◆ STATED TASK: Copy out all the lines exactly. Omit pictures.

═════ DATA PROVIDED

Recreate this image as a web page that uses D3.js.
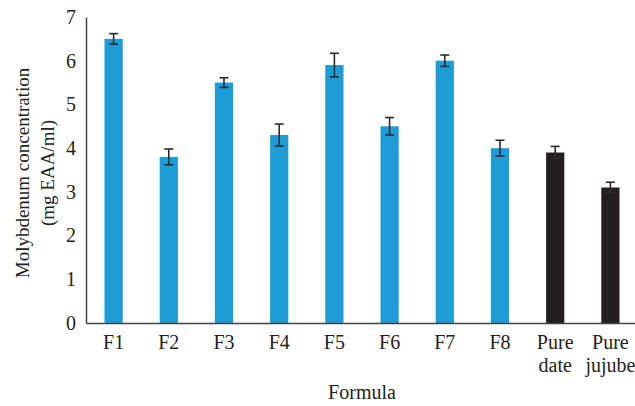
<!DOCTYPE html>
<html>
<head>
<meta charset="utf-8">
<script src="https://cdn.jsdelivr.net/npm/d3@7"></script>
<style>
  body { margin: 0; background: #fff; }
  text { font-family: "Liberation Serif", "DejaVu Serif", serif; fill: #231f20; }
</style>
</head>
<body>
<div id="viz"></div>
<script>
// chart data
var categories = ['F1', 'F2', 'F3', 'F4', 'F5', 'F6', 'F7', 'F8', 'Pure date', 'Pure jujube']
var values = [6.5, 3.8, 5.5, 4.3, 5.9, 4.5, 6.0, 4.0, 3.9, 3.1]
var errors = [0.12, 0.18, 0.11, 0.25, 0.27, 0.2, 0.13, 0.18, 0.14, 0.12]
var yTicks = [0, 1, 2, 3, 4, 5, 6, 7]

var W = 635, H = 406
var margin = { top: 17, right: -3, bottom: 83, left: 86 }
var width = W - margin.left - margin.right,
  height = H - margin.top - margin.bottom

var svg = d3.select('#viz')
  .append('svg')
  .attr('width', W)
  .attr('height', H)

var g = svg.append('g')
  .attr('transform', 'translate(' + margin.left + ',' + margin.top + ')')

var x = d3.scaleBand()
  .domain(categories)
  .range([0, width])
  .paddingInner(0.67)
  .paddingOuter(0.335)

var y = d3.scaleLinear()
  .domain([0, 7])
  .range([height, 0])

// bars
g.selectAll('.bar')
  .data(categories)
  .enter()
  .append('rect')
  .attr('x', function(d) { return x(d) })
  .attr('width', x.bandwidth())
  .attr('y', function(d, i) { return y(values[i]) })
  .attr('height', function(d, i) { return height - y(values[i]) })
  .attr('fill', function(d) { return d.indexOf('Pure') === 0 ? '#231f20' : '#1e9cd7' })

// error bars
var capW = 4.5
var err = g.selectAll('.err')
  .data(categories)
  .enter()
  .append('g')
  .attr('stroke', '#2b2b2b')
  .attr('stroke-width', 1.6)
err.append('line')
  .attr('x1', function(d) { return x(d) + x.bandwidth() / 2 })
  .attr('x2', function(d) { return x(d) + x.bandwidth() / 2 })
  .attr('y1', function(d, i) { return y(values[i] + errors[i]) })
  .attr('y2', function(d, i) { return y(values[i] - errors[i]) })
err.append('line')
  .attr('x1', function(d) { return x(d) + x.bandwidth() / 2 - capW })
  .attr('x2', function(d) { return x(d) + x.bandwidth() / 2 + capW })
  .attr('y1', function(d, i) { return y(values[i] + errors[i]) })
  .attr('y2', function(d, i) { return y(values[i] + errors[i]) })
err.append('line')
  .attr('x1', function(d) { return x(d) + x.bandwidth() / 2 - capW })
  .attr('x2', function(d) { return x(d) + x.bandwidth() / 2 + capW })
  .attr('y1', function(d, i) { return y(values[i] - errors[i]) })
  .attr('y2', function(d, i) { return y(values[i] - errors[i]) })

// y axis
var yAxis = g.append('g')
  .call(d3.axisLeft(y).tickValues(yTicks).tickFormat(d3.format('d')).tickSize(0).tickPadding(10))
yAxis.select('.domain').attr('stroke', '#444').attr('stroke-width', 1.5)
yAxis.selectAll('text')
  .attr('font-size', 20)
  .attr('fill', '#231f20')

// x axis
var xAxis = g.append('g')
  .attr('transform', 'translate(0,' + height + ')')
  .call(d3.axisBottom(x).tickSize(0).tickPadding(0))
xAxis.select('.domain').attr('stroke', '#444').attr('stroke-width', 1.5)
xAxis.selectAll('text').remove()
xAxis.selectAll('.tick')
  .append('text')
  .attr('font-size', 20)
  .attr('text-anchor', 'middle')
  .attr('fill', '#231f20')
  .each(function(d) {
    var parts = d.split(' ')
    var t = d3.select(this)
    parts.forEach(function(p, k) {
      t.append('tspan')
        .attr('x', 0)
        .attr('y', 26 + k * 23)
        .text(p)
    })
  })

// axis titles
svg.append('text')
  .attr('x', 362)
  .attr('y', 399)
  .attr('text-anchor', 'middle')
  .attr('font-size', 20)
  .text('Formula')

var yTitle = svg.append('text')
  .attr('transform', 'translate(29,173)rotate(-90)')
  .attr('text-anchor', 'middle')
  .attr('font-size', 19)
yTitle.append('tspan').attr('x', 0).attr('y', 0).text('Molybdenum concentration')
yTitle.append('tspan').attr('x', 0).attr('y', 25).text('(mg EAA/ml)')
</script>
</body>
</html>
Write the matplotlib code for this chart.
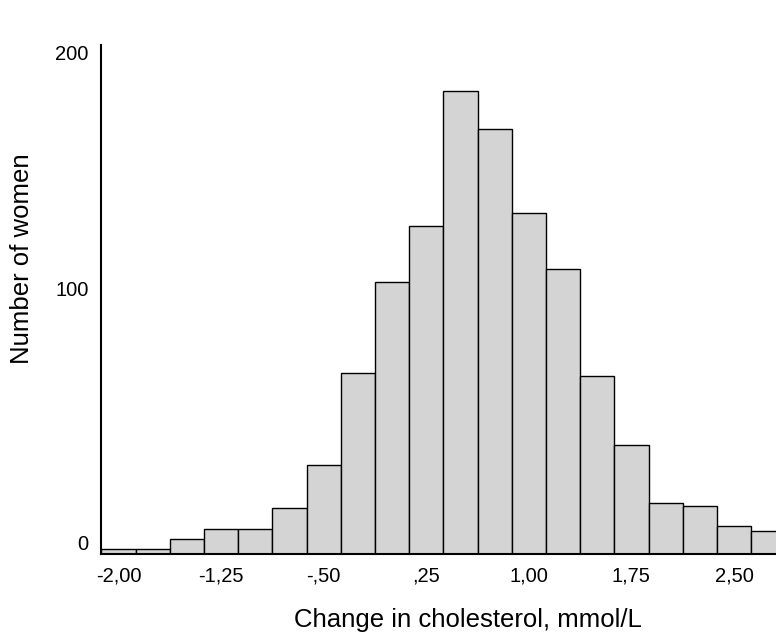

══════════

◆ TASK RESPONSE:
Recreate this image as a web page that uses D3.js.
<!DOCTYPE html>
<html>
<head>
<meta charset="utf-8">
<script src="https://cdn.jsdelivr.net/npm/d3@7"></script>
<style>
  body { margin: 0; background: #fff; }
  text { font-family: "Liberation Serif", "DejaVu Serif", serif; fill: #231f20; }
</style>
</head>
<body>
<div id="viz"></div>
<script>
// chart data
var categories = ['F1', 'F2', 'F3', 'F4', 'F5', 'F6', 'F7', 'F8', 'Pure date', 'Pure jujube']
var values = [6.5, 3.8, 5.5, 4.3, 5.9, 4.5, 6.0, 4.0, 3.9, 3.1]
var errors = [0.12, 0.18, 0.11, 0.25, 0.27, 0.2, 0.13, 0.18, 0.14, 0.12]
var yTicks = [0, 1, 2, 3, 4, 5, 6, 7]

var W = 635, H = 406
var margin = { top: 17, right: -3, bottom: 83, left: 86 }
var width = W - margin.left - margin.right,
  height = H - margin.top - margin.bottom

var svg = d3.select('#viz')
  .append('svg')
  .attr('width', W)
  .attr('height', H)

var g = svg.append('g')
  .attr('transform', 'translate(' + margin.left + ',' + margin.top + ')')

var x = d3.scaleBand()
  .domain(categories)
  .range([0, width])
  .paddingInner(0.67)
  .paddingOuter(0.335)

var y = d3.scaleLinear()
  .domain([0, 7])
  .range([height, 0])

// bars
g.selectAll('.bar')
  .data(categories)
  .enter()
  .append('rect')
  .attr('x', function(d) { return x(d) })
  .attr('width', x.bandwidth())
  .attr('y', function(d, i) { return y(values[i]) })
  .attr('height', function(d, i) { return height - y(values[i]) })
  .attr('fill', function(d) { return d.indexOf('Pure') === 0 ? '#231f20' : '#1e9cd7' })

// error bars
var capW = 4.5
var err = g.selectAll('.err')
  .data(categories)
  .enter()
  .append('g')
  .attr('stroke', '#2b2b2b')
  .attr('stroke-width', 1.6)
err.append('line')
  .attr('x1', function(d) { return x(d) + x.bandwidth() / 2 })
  .attr('x2', function(d) { return x(d) + x.bandwidth() / 2 })
  .attr('y1', function(d, i) { return y(values[i] + errors[i]) })
  .attr('y2', function(d, i) { return y(values[i] - errors[i]) })
err.append('line')
  .attr('x1', function(d) { return x(d) + x.bandwidth() / 2 - capW })
  .attr('x2', function(d) { return x(d) + x.bandwidth() / 2 + capW })
  .attr('y1', function(d, i) { return y(values[i] + errors[i]) })
  .attr('y2', function(d, i) { return y(values[i] + errors[i]) })
err.append('line')
  .attr('x1', function(d) { return x(d) + x.bandwidth() / 2 - capW })
  .attr('x2', function(d) { return x(d) + x.bandwidth() / 2 + capW })
  .attr('y1', function(d, i) { return y(values[i] - errors[i]) })
  .attr('y2', function(d, i) { return y(values[i] - errors[i]) })

// y axis
var yAxis = g.append('g')
  .call(d3.axisLeft(y).tickValues(yTicks).tickFormat(d3.format('d')).tickSize(0).tickPadding(10))
yAxis.select('.domain').attr('stroke', '#444').attr('stroke-width', 1.5)
yAxis.selectAll('text')
  .attr('font-size', 20)
  .attr('fill', '#231f20')

// x axis
var xAxis = g.append('g')
  .attr('transform', 'translate(0,' + height + ')')
  .call(d3.axisBottom(x).tickSize(0).tickPadding(0))
xAxis.select('.domain').attr('stroke', '#444').attr('stroke-width', 1.5)
xAxis.selectAll('text').remove()
xAxis.selectAll('.tick')
  .append('text')
  .attr('font-size', 20)
  .attr('text-anchor', 'middle')
  .attr('fill', '#231f20')
  .each(function(d) {
    var parts = d.split(' ')
    var t = d3.select(this)
    parts.forEach(function(p, k) {
      t.append('tspan')
        .attr('x', 0)
        .attr('y', 26 + k * 23)
        .text(p)
    })
  })

// axis titles
svg.append('text')
  .attr('x', 362)
  .attr('y', 399)
  .attr('text-anchor', 'middle')
  .attr('font-size', 20)
  .text('Formula')

var yTitle = svg.append('text')
  .attr('transform', 'translate(29,173)rotate(-90)')
  .attr('text-anchor', 'middle')
  .attr('font-size', 19)
yTitle.append('tspan').attr('x', 0).attr('y', 0).text('Molybdenum concentration')
yTitle.append('tspan').attr('x', 0).attr('y', 25).text('(mg EAA/ml)')
</script>
</body>
</html>
Write the matplotlib code for this chart.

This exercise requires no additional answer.